Task description: Starting at the line that contains "Rebuild this diagram" and stopping at the line that contains "anchor=base west] (bitstxt)", return those lines exactly and nothing else. Both end lines count; pictures do not.

START Given records

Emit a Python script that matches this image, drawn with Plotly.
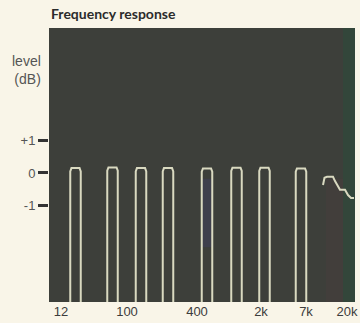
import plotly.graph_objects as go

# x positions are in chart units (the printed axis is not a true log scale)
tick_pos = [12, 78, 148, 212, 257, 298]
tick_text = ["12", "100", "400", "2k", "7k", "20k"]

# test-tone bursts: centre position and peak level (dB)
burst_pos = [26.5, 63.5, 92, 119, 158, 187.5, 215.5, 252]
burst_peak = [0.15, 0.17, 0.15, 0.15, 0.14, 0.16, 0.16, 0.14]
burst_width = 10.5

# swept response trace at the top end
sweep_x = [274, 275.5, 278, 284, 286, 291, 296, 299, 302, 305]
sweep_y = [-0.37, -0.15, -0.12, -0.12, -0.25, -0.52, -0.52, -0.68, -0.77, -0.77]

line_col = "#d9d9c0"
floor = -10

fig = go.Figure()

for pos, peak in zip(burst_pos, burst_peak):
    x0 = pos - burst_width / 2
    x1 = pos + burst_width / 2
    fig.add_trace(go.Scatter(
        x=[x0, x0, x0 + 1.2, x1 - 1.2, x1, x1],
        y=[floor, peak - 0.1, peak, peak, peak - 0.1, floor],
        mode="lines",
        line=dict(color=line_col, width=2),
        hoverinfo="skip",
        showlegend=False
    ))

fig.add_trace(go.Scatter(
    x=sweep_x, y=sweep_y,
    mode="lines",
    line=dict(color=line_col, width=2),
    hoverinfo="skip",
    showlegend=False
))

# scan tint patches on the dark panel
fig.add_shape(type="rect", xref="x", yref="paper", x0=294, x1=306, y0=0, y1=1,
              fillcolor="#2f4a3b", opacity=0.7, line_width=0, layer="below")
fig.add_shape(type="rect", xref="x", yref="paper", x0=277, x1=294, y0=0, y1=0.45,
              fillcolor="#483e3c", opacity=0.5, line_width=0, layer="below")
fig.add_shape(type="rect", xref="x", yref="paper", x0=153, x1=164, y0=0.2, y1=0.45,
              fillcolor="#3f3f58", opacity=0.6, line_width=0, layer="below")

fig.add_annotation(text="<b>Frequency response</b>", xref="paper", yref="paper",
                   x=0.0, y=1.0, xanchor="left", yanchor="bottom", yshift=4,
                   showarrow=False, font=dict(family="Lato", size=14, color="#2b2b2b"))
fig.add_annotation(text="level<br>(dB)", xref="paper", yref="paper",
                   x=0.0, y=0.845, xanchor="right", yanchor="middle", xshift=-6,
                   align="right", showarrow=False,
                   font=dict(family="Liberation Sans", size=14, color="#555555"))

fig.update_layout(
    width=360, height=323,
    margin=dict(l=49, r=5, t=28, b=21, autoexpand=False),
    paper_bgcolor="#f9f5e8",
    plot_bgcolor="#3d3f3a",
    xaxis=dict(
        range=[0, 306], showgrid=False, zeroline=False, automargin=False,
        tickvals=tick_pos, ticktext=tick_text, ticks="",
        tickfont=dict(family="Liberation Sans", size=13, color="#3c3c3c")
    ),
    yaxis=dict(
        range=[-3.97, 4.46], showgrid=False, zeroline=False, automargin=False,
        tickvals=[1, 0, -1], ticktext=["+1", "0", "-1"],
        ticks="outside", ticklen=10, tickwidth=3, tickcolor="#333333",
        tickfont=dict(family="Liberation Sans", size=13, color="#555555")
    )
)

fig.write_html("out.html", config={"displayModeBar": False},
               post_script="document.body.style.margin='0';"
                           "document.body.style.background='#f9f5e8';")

END Given records
START Given records

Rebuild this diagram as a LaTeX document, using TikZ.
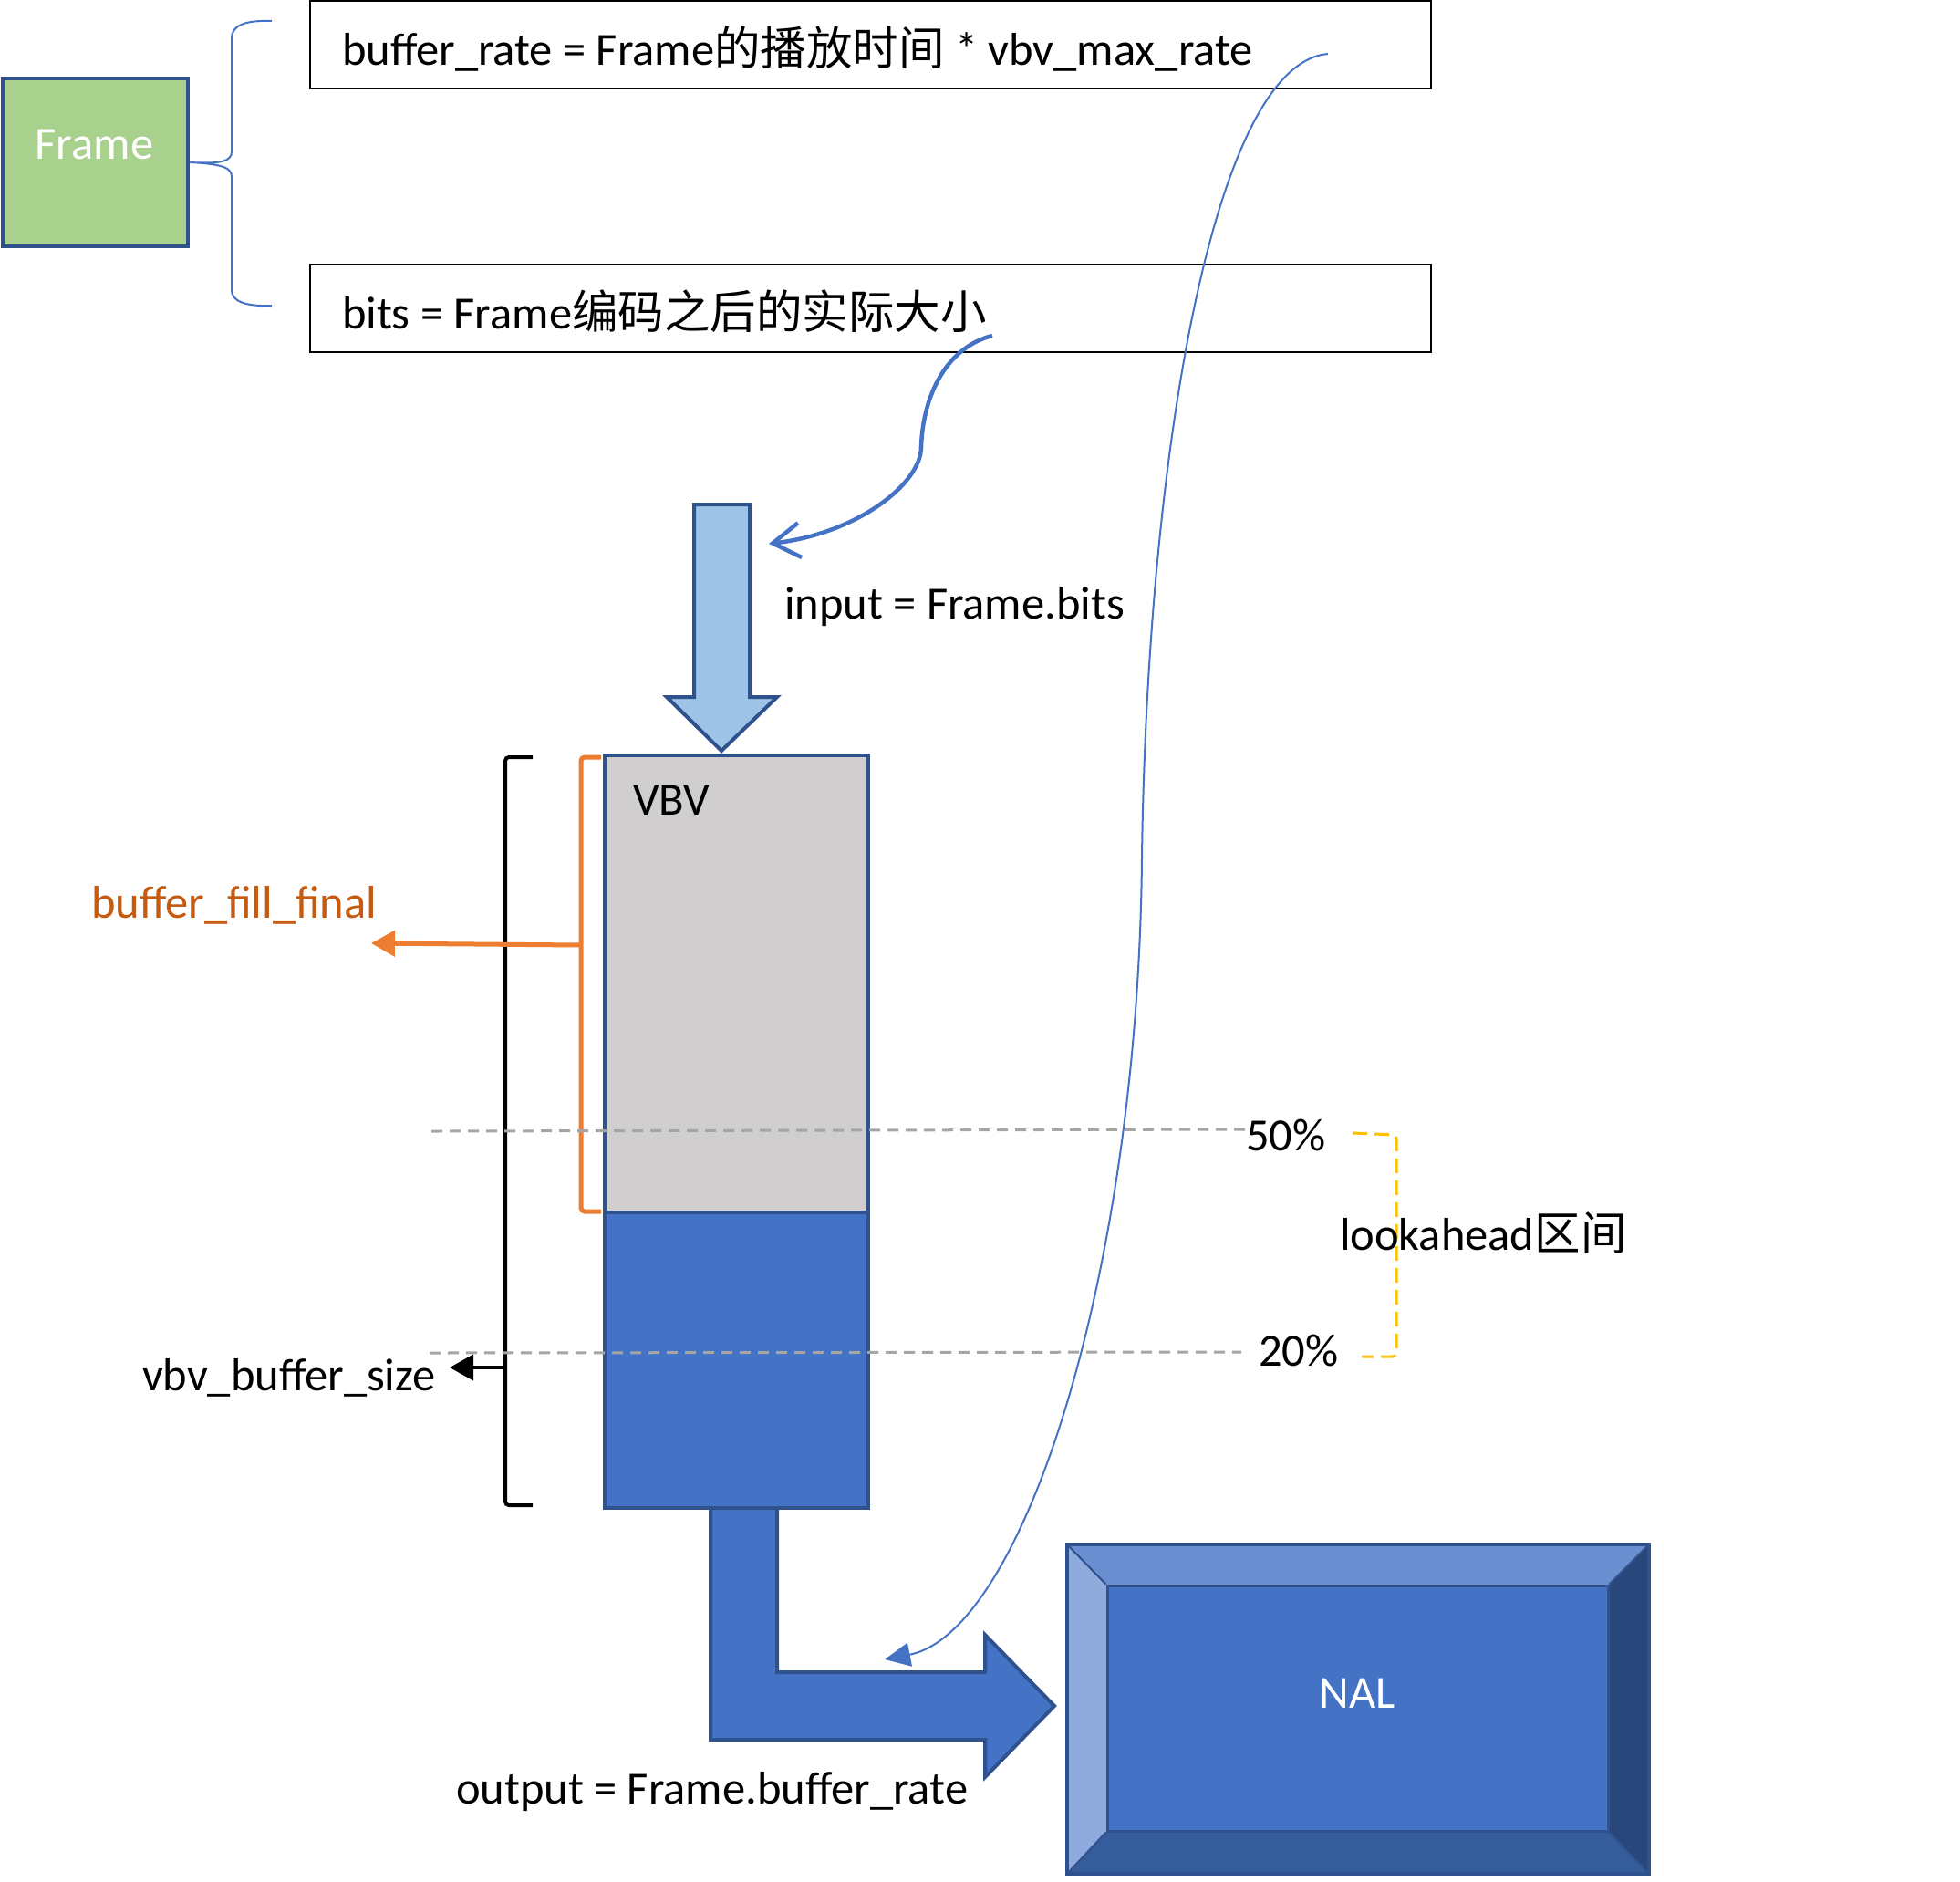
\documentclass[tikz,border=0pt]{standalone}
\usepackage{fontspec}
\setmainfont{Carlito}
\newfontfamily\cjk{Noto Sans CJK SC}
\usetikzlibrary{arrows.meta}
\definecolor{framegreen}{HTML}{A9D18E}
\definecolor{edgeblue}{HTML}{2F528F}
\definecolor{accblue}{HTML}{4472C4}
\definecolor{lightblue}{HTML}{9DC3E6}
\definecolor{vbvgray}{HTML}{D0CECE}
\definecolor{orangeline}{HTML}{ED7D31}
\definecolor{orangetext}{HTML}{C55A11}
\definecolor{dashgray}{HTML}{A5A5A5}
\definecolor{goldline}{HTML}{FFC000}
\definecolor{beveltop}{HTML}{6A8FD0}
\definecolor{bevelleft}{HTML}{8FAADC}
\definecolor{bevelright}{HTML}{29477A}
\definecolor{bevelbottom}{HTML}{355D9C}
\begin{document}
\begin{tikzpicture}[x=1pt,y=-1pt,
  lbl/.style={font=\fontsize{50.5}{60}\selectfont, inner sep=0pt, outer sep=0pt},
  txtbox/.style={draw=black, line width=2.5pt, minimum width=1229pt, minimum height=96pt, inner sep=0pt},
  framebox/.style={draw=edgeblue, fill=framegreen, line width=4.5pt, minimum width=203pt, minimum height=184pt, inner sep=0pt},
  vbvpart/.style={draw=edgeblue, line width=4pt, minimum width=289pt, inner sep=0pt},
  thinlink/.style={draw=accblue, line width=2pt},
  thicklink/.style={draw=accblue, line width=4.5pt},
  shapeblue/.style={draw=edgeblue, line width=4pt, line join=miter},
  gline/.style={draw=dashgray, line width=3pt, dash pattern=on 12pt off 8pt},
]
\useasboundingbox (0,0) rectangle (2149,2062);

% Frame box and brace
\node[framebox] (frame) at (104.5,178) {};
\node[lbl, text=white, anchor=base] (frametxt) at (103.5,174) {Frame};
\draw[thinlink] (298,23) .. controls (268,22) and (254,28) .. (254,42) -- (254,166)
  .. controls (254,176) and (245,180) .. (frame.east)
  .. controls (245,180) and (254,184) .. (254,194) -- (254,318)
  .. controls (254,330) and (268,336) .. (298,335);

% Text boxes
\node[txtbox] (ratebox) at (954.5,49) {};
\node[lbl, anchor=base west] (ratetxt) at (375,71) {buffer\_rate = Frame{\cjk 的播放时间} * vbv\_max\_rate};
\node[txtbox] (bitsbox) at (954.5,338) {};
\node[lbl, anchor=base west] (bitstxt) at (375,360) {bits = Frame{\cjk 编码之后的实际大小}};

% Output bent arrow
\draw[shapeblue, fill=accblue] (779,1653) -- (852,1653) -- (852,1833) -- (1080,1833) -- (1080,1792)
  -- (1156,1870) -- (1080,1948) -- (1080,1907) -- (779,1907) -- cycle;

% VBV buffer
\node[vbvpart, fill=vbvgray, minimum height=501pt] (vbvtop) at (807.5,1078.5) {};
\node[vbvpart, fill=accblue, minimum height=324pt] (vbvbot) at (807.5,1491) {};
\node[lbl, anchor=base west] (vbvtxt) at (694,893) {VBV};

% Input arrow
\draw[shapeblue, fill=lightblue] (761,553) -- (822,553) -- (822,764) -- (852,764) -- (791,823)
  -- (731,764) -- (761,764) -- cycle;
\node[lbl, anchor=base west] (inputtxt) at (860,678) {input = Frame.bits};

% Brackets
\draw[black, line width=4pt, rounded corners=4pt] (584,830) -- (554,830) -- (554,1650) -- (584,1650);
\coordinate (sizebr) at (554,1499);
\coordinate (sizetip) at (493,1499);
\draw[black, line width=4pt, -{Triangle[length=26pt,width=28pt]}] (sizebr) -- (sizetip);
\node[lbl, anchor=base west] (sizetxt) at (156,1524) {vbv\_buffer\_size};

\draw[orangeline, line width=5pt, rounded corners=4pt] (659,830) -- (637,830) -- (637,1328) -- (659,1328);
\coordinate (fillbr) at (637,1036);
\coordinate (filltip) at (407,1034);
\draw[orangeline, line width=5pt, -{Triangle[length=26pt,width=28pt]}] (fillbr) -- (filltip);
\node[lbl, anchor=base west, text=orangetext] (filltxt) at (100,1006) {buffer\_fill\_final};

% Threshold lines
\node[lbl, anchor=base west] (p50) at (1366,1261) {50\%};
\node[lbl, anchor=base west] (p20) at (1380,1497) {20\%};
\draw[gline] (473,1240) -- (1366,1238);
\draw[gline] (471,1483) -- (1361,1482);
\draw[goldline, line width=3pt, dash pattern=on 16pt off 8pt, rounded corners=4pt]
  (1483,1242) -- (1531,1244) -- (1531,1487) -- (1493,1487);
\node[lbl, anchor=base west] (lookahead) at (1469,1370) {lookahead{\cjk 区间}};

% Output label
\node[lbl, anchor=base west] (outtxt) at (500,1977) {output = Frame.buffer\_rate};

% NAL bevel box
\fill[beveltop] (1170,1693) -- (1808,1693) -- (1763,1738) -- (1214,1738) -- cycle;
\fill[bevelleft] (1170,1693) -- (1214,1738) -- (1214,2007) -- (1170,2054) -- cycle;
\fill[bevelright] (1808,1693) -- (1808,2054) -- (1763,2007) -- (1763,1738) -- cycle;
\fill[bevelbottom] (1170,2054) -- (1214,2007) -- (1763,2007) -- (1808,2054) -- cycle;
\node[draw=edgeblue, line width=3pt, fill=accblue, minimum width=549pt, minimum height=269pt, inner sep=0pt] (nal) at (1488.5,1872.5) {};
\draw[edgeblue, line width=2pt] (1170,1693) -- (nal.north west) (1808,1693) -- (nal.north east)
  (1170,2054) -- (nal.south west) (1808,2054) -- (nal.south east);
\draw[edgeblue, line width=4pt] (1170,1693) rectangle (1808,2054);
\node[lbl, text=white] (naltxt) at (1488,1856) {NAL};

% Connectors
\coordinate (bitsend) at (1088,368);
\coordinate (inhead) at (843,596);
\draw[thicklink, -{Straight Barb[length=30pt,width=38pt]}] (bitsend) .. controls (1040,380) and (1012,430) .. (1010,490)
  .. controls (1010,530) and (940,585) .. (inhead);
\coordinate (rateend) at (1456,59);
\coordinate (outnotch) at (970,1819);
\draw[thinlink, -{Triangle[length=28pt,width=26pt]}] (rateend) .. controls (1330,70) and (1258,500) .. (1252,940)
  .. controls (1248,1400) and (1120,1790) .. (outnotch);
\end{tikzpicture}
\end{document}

END Given records

Task answer:
Rebuild this diagram as a LaTeX document, using TikZ.
\documentclass[tikz,border=0pt]{standalone}
\usepackage{fontspec}
\setmainfont{Carlito}
\newfontfamily\cjk{Noto Sans CJK SC}
\usetikzlibrary{arrows.meta}
\definecolor{framegreen}{HTML}{A9D18E}
\definecolor{edgeblue}{HTML}{2F528F}
\definecolor{accblue}{HTML}{4472C4}
\definecolor{lightblue}{HTML}{9DC3E6}
\definecolor{vbvgray}{HTML}{D0CECE}
\definecolor{orangeline}{HTML}{ED7D31}
\definecolor{orangetext}{HTML}{C55A11}
\definecolor{dashgray}{HTML}{A5A5A5}
\definecolor{goldline}{HTML}{FFC000}
\definecolor{beveltop}{HTML}{6A8FD0}
\definecolor{bevelleft}{HTML}{8FAADC}
\definecolor{bevelright}{HTML}{29477A}
\definecolor{bevelbottom}{HTML}{355D9C}
\begin{document}
\begin{tikzpicture}[x=1pt,y=-1pt,
  lbl/.style={font=\fontsize{50.5}{60}\selectfont, inner sep=0pt, outer sep=0pt},
  txtbox/.style={draw=black, line width=2.5pt, minimum width=1229pt, minimum height=96pt, inner sep=0pt},
  framebox/.style={draw=edgeblue, fill=framegreen, line width=4.5pt, minimum width=203pt, minimum height=184pt, inner sep=0pt},
  vbvpart/.style={draw=edgeblue, line width=4pt, minimum width=289pt, inner sep=0pt},
  thinlink/.style={draw=accblue, line width=2pt},
  thicklink/.style={draw=accblue, line width=4.5pt},
  shapeblue/.style={draw=edgeblue, line width=4pt, line join=miter},
  gline/.style={draw=dashgray, line width=3pt, dash pattern=on 12pt off 8pt},
]
\useasboundingbox (0,0) rectangle (2149,2062);

% Frame box and brace
\node[framebox] (frame) at (104.5,178) {};
\node[lbl, text=white, anchor=base] (frametxt) at (103.5,174) {Frame};
\draw[thinlink] (298,23) .. controls (268,22) and (254,28) .. (254,42) -- (254,166)
  .. controls (254,176) and (245,180) .. (frame.east)
  .. controls (245,180) and (254,184) .. (254,194) -- (254,318)
  .. controls (254,330) and (268,336) .. (298,335);

% Text boxes
\node[txtbox] (ratebox) at (954.5,49) {};
\node[lbl, anchor=base west] (ratetxt) at (375,71) {buffer\_rate = Frame{\cjk 的播放时间} * vbv\_max\_rate};
\node[txtbox] (bitsbox) at (954.5,338) {};
\node[lbl, anchor=base west] (bitstxt) at (375,360) {bits = Frame{\cjk 编码之后的实际大小}};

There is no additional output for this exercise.